<レビュー>"最後の将軍" 周囲に担がれ、振り回し、振り回された人生〜
主人公は幕府にとって危険人物の子供として生を受けました。
そして権力者に担がれ、時勢によって幕府のトップとなりました。
優れた頭脳と行動力を持ち、周囲を振り回し、振り回された
”最後の将軍” 徳川慶喜の一生を描きます。
あらすじ
(前半)担がれる
主人公は尊王攘夷運動の中心となる水戸家に生まれました。養子となり、 一橋慶喜となった彼は周囲に期待され、担がれるようになりました。そして安政の大獄が行なわれ桜田門外の変が起きました。
(中盤)振り回す
朝廷と薩摩藩の圧力により、慶喜は将軍後見職となりました。権力を持ち、周囲の期待を集めますが逆に周囲を振り回すようになります。
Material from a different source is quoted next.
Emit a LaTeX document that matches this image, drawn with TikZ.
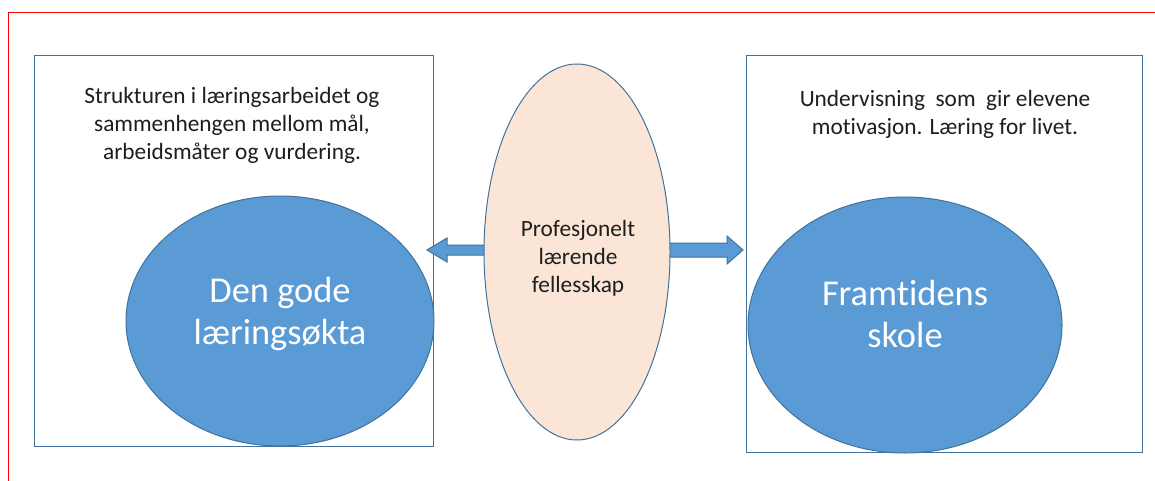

攘夷決行を指示しながら職を辞し、開国へ走るかと思えば港の閉鎖を主張しました。次第に朝廷、雄藩の中心人物は反慶喜の立場を鮮明にするようになります。そして将軍家茂が亡くなり孝明天皇も亡くなった事で、後ろ盾を失った状態での将軍就任となりました。
(後半)振り回される
将軍慶喜は雄藩との最後の会議も決裂した後、武力討幕をかわす為に大政奉還を決断します。ところがここから大久保、西郷、岩倉(薩摩と朝廷)に振り回される様になります。辞官納地により権力を失い、挑発により挙兵する事になり、官軍の印である錦の御旗の登場で賊軍とされます。江戸城を無血開城し謹慎生活に入った慶喜は、33歳から表舞台から姿を消し大正2年の77歳まで生き、水戸家の様式で葬儀を行いました。
まとめ
ペリー来航以来、混乱に陥っている政界に将軍後見職として期待されて登場した慶喜ですが、抗いがたい時勢に逆らいながら自ら幕府を葬る事になりました。
感想
慶喜の人生を振り返ると正解の道を歩んだとは言いずらいですが、正解の道は何であったの判断も難しいです。国として向かう方向は二転三転しましたが植民地にはされず、後に国力も付けることに成功しました。また、幕末の権力者は短命の者が多いですが、慶喜は長生きをした数少ない者の一人です。そう考えると彼は成功者なのかも知れないのです。